There is a platform subtext here for anyone weighing a move. You can only run this play if your system shows you churn by cycle and lets you tailor the save to the reason. If your current setup can only show you a blended monthly rate, you are flying blind at the exact moment that decides the customer. It is the kind of cross-brand read behind our Subscription Trend Report.
About this report
These figures come from renewal-cycle data across subscription brands on Recharge, spanning food and beverage, pets, health and wellness, beauty, home goods, and fashion and apparel.
The window covers renewal cycles dated July 2025 through March 2026, with the end held back far enough that cycles had at least three months to resolve. We measured active churn, meaning a subscriber-initiated cancellation, on resolved cycles only, and grouped brands by vertical.

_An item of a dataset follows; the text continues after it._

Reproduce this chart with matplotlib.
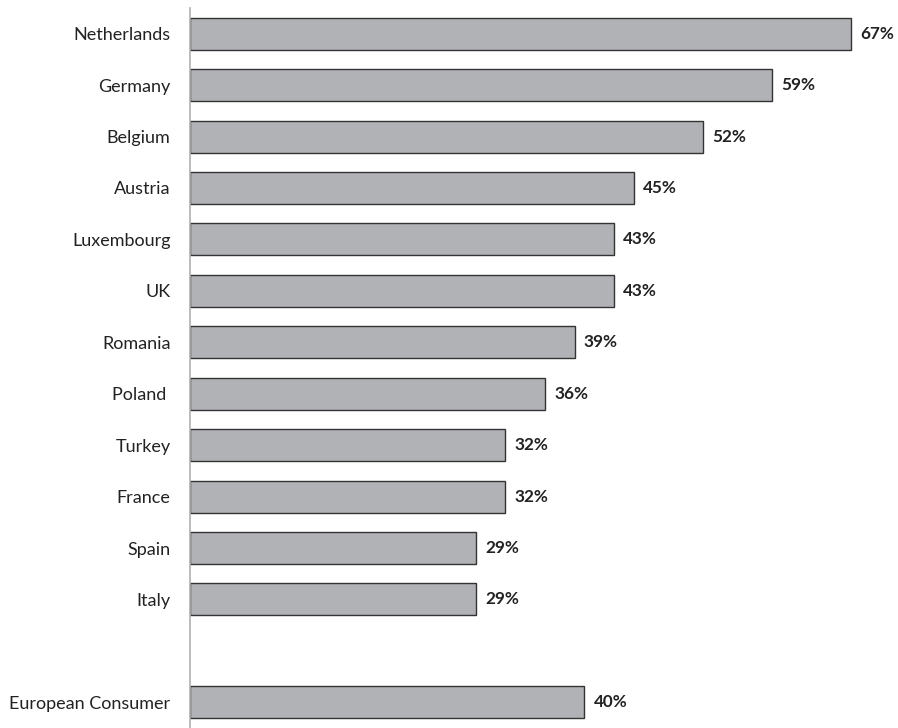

Every figure is aggregated across brands, and no single merchant’s numbers appear.
Two caveats worth stating plainly. This is a proxy: it shows where cancellations concentrate, which is a signal of expectation-mismatch risk, not a measurement of any confidence tool or its effect. And the fashion and apparel figures sit on a thinner base than the consumable categories, so treat them as directional.
FAQ
When do most subscribers cancel?
Cancellations cluster at the first two renewals. On Recharge, about 61% of voluntary churn lands at cycles 2 and 3, and the rate falls steadily as subscribers mature.

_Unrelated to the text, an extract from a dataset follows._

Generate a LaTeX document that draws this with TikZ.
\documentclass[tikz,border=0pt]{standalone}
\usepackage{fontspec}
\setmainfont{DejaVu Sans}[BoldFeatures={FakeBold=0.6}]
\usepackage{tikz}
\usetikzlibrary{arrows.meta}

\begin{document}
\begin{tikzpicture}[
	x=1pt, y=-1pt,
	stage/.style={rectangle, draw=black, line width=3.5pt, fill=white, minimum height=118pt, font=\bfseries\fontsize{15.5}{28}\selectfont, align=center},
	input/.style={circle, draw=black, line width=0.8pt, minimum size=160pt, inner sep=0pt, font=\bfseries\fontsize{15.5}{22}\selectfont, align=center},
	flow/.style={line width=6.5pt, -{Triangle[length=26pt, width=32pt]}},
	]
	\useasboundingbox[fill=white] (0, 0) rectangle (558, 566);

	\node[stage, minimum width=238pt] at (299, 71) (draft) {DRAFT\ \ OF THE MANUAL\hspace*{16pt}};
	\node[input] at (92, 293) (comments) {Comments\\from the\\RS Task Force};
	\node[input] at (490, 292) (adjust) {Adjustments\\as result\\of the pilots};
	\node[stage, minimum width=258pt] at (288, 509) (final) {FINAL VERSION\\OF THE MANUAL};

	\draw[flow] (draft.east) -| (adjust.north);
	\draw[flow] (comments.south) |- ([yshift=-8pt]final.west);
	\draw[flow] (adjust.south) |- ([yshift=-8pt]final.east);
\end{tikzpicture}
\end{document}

Is early churn worse in some categories?
Yes. In Recharge’s data, consumables like food and beverage (28.2%), pets (27.8%), and health and wellness (26.5%) show higher first-renewal churn than fashion and apparel (16.1%).
What is a good subscription churn rate?
Benchmarks vary by category and are usually quoted monthly, but the more useful question is where your churn concentrates. If most of it sits at the first reorder, that is where the fix lives.